The film, based on Bethan Roberts’s 2012 novel, centers on a love triangle in 1950s England. Styles stars as a gay cop who becomes the object of desire of both schoolteacher Marion (Emma Corrin) and her museum curator husband Patrick (David Dawson).

Ahead of the film’s October 21 release in theaters—followed by a streaming premiere on Prime Video on November 4—here’s what critics are already saying about My Policeman.

Here’s the bad news: the film has a mere 44 percent score on Rotten Tomatoes at the moment, based on 27 reviews from critics.

“If sad characters looking out windows near a gray seaside while memories of the past come rushing in like the tide is your kind of thing, you could do a little bit worse than My Policeman,” writes Vanity Fair’s Richard Lawson. “My Policeman is studied and plodding in its period-piece solemnity, a dirge of a movie about reckless people that is never warmed by their implied inner fire.”

“Plodding” seems to be a common refrain in these early reviews. That’s how the UK’s The Times critic Tom Charity describes the film as well, though he praised Styles as “charismatic and swooningly handsome.”

RogerEbert.com’s Robert Daniels gave the film all of 1.5 stars, declaring it “soulless” and questioning Styles’s leading man chops. “Here, Styles’ inexperience as a leading man in a weepy British queer period piece is glaring,” he writes.
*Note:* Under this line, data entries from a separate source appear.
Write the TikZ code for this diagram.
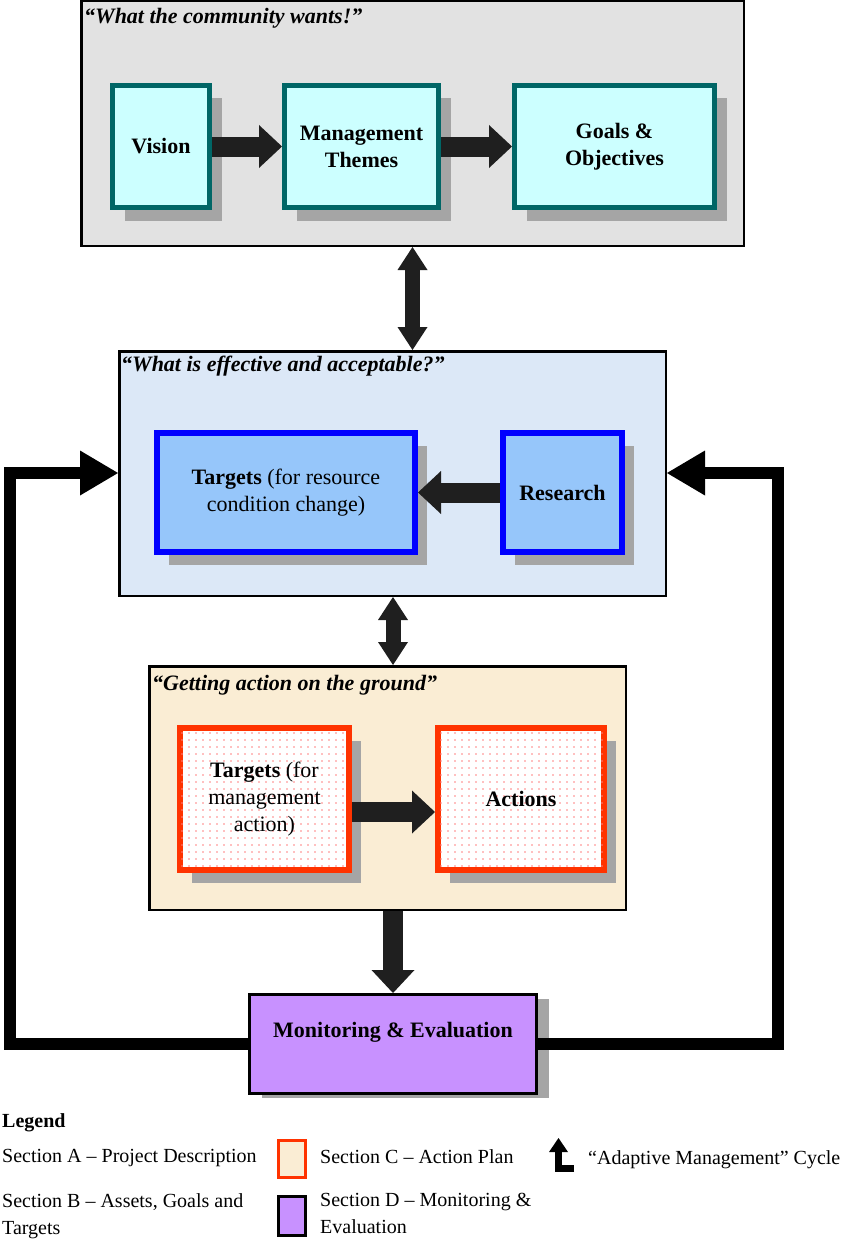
\documentclass[tikz,border=0pt]{standalone}
\usepackage{fontspec}
\setmainfont{Liberation Serif}
\usetikzlibrary{arrows.meta,shadows,patterns.meta}
\definecolor{granite}{RGB}{226,226,226}
\definecolor{skyback}{RGB}{220,232,247}
\definecolor{sandback}{RGB}{250,237,212}
\definecolor{tealline}{RGB}{0,102,102}
\definecolor{tealfill}{RGB}{204,255,255}
\definecolor{bluefill}{RGB}{150,198,250}
\definecolor{redline}{RGB}{255,51,0}
\definecolor{lilac}{RGB}{200,145,255}
\definecolor{shade}{RGB}{165,165,165}
\tikzset{panel/.style={draw,line width=2.5pt,inner sep=0pt},
  boxtext/.style={font=\fontsize{22}{27}\selectfont\bfseries,align=center,inner sep=0pt},
  shadebox/.style={drop shadow={shadow xshift=12pt,shadow yshift=-13pt,fill=shade,opacity=1}},
  tealbox/.style={boxtext,shadebox,draw=tealline,fill=tealfill,line width=5pt},
  bluebox/.style={boxtext,shadebox,draw=blue,fill=bluefill,line width=6pt},
  redbox/.style={boxtext,shadebox,draw=redline,fill=white,line width=6pt,
    postaction={pattern={Dots[distance=7pt,radius=.8pt]},pattern color=red!50}},
  heading/.style={anchor=west,inner sep=0pt,font=\fontsize{22}{26}\selectfont\bfseries\itshape},
  keytext/.style={anchor=west,inner sep=0pt,align=left,font=\fontsize{20}{27}\selectfont},
  blockarrow/.style={-{Triangle[length=23pt,width=43pt,line width=0pt]},line width=20pt,black!88},
  twoway/.style={{Triangle[length=23pt,width=30pt,line width=0pt]}-{Triangle[length=23pt,width=30pt,line width=0pt]},line width=15pt,black!88},
  loopback/.style={-{Triangle[length=38pt,width=45pt,line width=0pt]},line width=12pt}}

\begin{document}
\begin{tikzpicture}[x=1pt,y=-1pt]
  \path[use as bounding box] (0,0) rectangle (843,1244);
  \node[panel,fill=granite,minimum width=662.5pt,minimum height=244.5pt] (secA) at (412.5,123.5) {};
  \node[heading] (headA) at (84,18) {“What the community wants!”};
  \node[tealbox,minimum width=97pt,minimum height=122pt] (vision) at (161,146.5) {Vision};
  \node[tealbox,minimum width=154pt,minimum height=122pt] (themes) at (361.5,146.5) {Management\\Themes};
  \node[tealbox,minimum width=200pt,minimum height=122pt] (goals) at (614.5,146.5) {Goals \&\\Objectives};
  \draw[blockarrow] (vision) -- (themes);
  \draw[blockarrow] (themes) -- (goals);

  \node[panel,fill=skyback,minimum width=546.5pt,minimum height=244.5pt] (secB) at (392.5,473.5) {};
  \node[heading] (headB) at (121,366) {“What is effective and acceptable?”};
  \node[bluebox,minimum width=258pt,minimum height=119pt] (tres) at (286,492.5)
    {Targets {\mdseries(for resource}\\{\mdseries condition change)}};
  \node[bluebox,minimum width=119pt,minimum height=119pt] (research) at (562.5,492.5) {Research};
  \draw[blockarrow] (research) -- (tres);
  \draw[twoway] (secA.south) -- (secA.south |- secB.north);

  \node[panel,fill=sandback,minimum width=476.5pt,minimum height=243.5pt] (secC) at (387.5,788) {};
  \node[heading] (headC) at (152,685) {“Getting action on the ground”};
  \node[redbox,minimum width=169pt,minimum height=142pt] (tmgmt) at (264.5,799)
    {Targets {\mdseries(for}\\{\mdseries management}\\{\mdseries action)}};
  \node[redbox,minimum width=166pt,minimum height=142pt] (actions) at (521,799) {Actions};
  \draw[blockarrow] ([yshift=-13pt]tmgmt.east) -- ([yshift=-13pt]actions.west);

  \node[boxtext,draw,line width=3pt,fill=lilac,drop shadow={shadow xshift=12pt,shadow yshift=-4pt,fill=shade,opacity=1},
    minimum width=287pt,minimum height=99pt,text depth=28pt] (eval) at (393,1044) {Monitoring \& Evaluation};
  \draw[twoway] (secB.south -| eval.north) -- (secC.north -| eval.north);
  \draw[blockarrow] (secC.south -| eval.north) -- (eval.north);

  \coordinate (lturn) at (10,473);
  \coordinate (rturn) at (778,473);
  \draw[loopback] (eval.west) -| (lturn) -- (secB.west |- lturn);
  \draw[loopback] (eval.east) -| (rturn) -- (secB.east |- rturn);

  \node[keytext,font=\fontsize{20}{27}\selectfont\bfseries] (legtitle) at (2,1123) {Legend};
  \node[keytext] (legA) at (2,1158) {Section A – Project Description};
  \node[keytext,anchor=north west] (legB) at (2,1193) {Section B – Assets, Goals and\\Targets};
  \node[draw=redline,line width=3pt,fill=sandback,minimum width=27pt,minimum height=37pt,inner sep=0pt] (keyC) at (292,1159) {};
  \node[keytext] (legC) at (320,1157) {Section C – Action Plan};
  \node[draw,line width=3pt,fill=lilac,minimum width=27pt,minimum height=39pt,inner sep=0pt] (keyD) at (292,1216) {};
  \node[keytext,anchor=north west] (legD) at (320,1193) {Section D – Monitoring \&\\Evaluation};
  \draw[-{Triangle[length=14pt,width=19pt,line width=0pt]},line width=7pt] (574,1168.5) -| (558.5,1138);
  \node[keytext] (legcycle) at (588,1160) {“Adaptive Management” Cycle};
\end{tikzpicture}
\end{document}
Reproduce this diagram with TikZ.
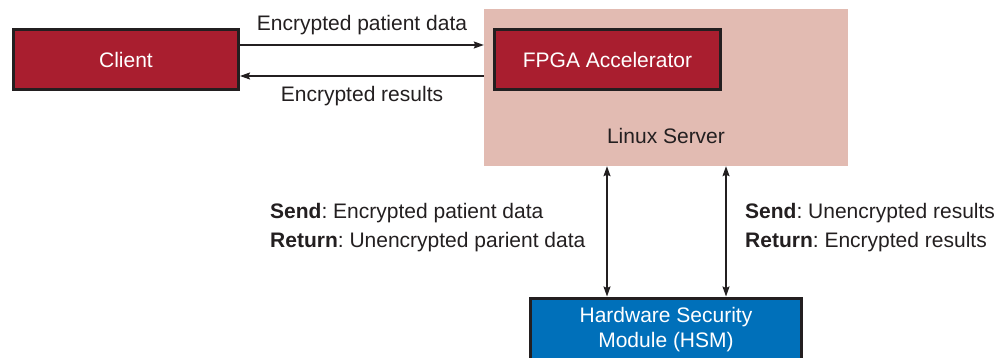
\documentclass[tikz,border=0pt]{standalone}
\usepackage{fontspec}
\setmainfont{Liberation Sans}
\usetikzlibrary{arrows.meta}
\frenchspacing
\definecolor{boxred}{RGB}{169,30,47}
\definecolor{serverpink}{RGB}{226,187,178}
\definecolor{hsmblue}{RGB}{0,112,186}
\definecolor{ink}{RGB}{35,31,32}
\tikzset{
  redbox/.style={draw=ink, line width=3pt, fill=boxred, text=white, inner sep=0pt,
    font=\fontsize{21}{25}\selectfont},
  bluebox/.style={draw=ink, line width=3pt, fill=hsmblue, text=white, inner sep=0pt,
    align=center, font=\fontsize{21}{25}\selectfont},
  lbl/.style={text=ink, inner sep=0pt, font=\fontsize{21}{29}\selectfont},
  conn/.style={draw=ink, line width=1.5pt, {Stealth[length=10pt,width=7pt,inset=1.5pt]}-{Stealth[length=10pt,width=7pt,inset=1.5pt]}},
  conn1/.style={draw=ink, line width=1.5pt, -{Stealth[length=10pt,width=7pt,inset=1.5pt]}}
}
\begin{document}
\begin{tikzpicture}[x=1pt,y=-1pt]
\useasboundingbox (0,0) rectangle (1000,358);
\node[fill=serverpink, minimum width=364pt, minimum height=157pt, inner sep=0pt] (server) at (666,87.5) {};
\node[lbl] (srvlbl) at (666,136) {Linux Server};
\node[redbox, minimum width=225pt, minimum height=60pt] (client) at (126,60) {Client};
\node[redbox, minimum width=226pt, minimum height=60pt] (fpga) at (607.5,60) {FPGA Accelerator};
\node[bluebox, minimum width=271pt, minimum height=64pt] (hsm) at (666,330) {Hardware Security\\Module (HSM)};
\draw[conn1] ([yshift=15pt]client.east) -- ([yshift=15pt]client.east -| server.west);
\draw[conn1] ([yshift=-16pt]client.east -| server.west) -- ([yshift=-16pt]client.east);
\node[lbl] (l1) at (362,25) {Encrypted patient data};
\node[lbl] (l2) at (362,96) {Encrypted results};
\coordinate (v1) at (607,0);
\coordinate (v2) at (726,0);
\draw[conn] (server.south -| v1) -- (hsm.north -| v1);
\draw[conn] (server.south -| v2) -- (hsm.north -| v2);
\node[lbl, anchor=west, align=left] (l3) at (270,227.5) {\textbf{Send}: Encrypted patient data\\\textbf{Return}: Unencrypted parient data};
\node[lbl, anchor=west, align=left] (l4) at (745,227.5) {\textbf{Send}: Unencrypted results\\\textbf{Return}: Encrypted results};
\end{tikzpicture}
\end{document}
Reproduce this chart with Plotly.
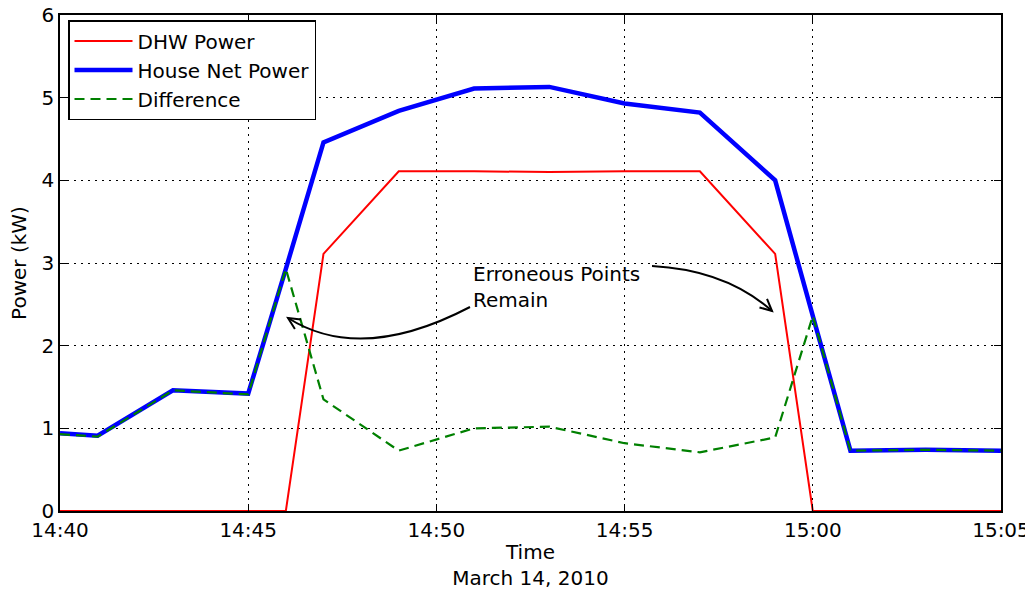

Corrin doesn’t fare much better: “She tussles with the least developed character of the bunch, but much like Styles, never proves herself as a lead. How can a movie with this much youthful talent be so breathlessly boring?”

The Daily Beast’s Nick Schager worries that My Policeman will renew accusations of “queerbaiting” aimed at Styles. “A cynical viewer could easily read My Policeman as the second half of a one-two heterosexual-homosexual cinematic punch for Styles, designed to let him continue straddling the gender lines he fluidly blurs in his own public persona,” he writes. “No matter the star’s intentions, though, [director Michael] Grandage’s film is a rickety vehicle that does exactly what Billy Eichner and Nicholas Stoller’s Bros mocks: imagining a gay love story in old-fashioned and exaggerated tragic terms.”

Peter Debruge of Variety was kinder, comparing My Policeman favorably to “those slightly stuffy yet respectable period pieces of the kind that Ismail Merchant and James Ivory have made of [E.M.] Forster’s novels.” Debruge writes that the sections of the film set in the 1990s—which cast Rupert Everette, Linus Roache, and Gina McKee as older versions of the characters—slow the film down, but that it “comes alive during its 1950s-set segments” starring Styles and Corrin.

Writing for Entertainment Weekly, Leah Greenblatt called the film a “fevered, lovely to look at, and at times deeply silly; a plush romantic drama that somehow manages to be both explicit and decorous, like horny Merchant Ivory.” Her description of My Policeman as “a pleasantly escapist two hours with pretty people in pretty clothes,” really doesn’t sound so bad. Particularly when two of those pretty people are Styles and Corrin.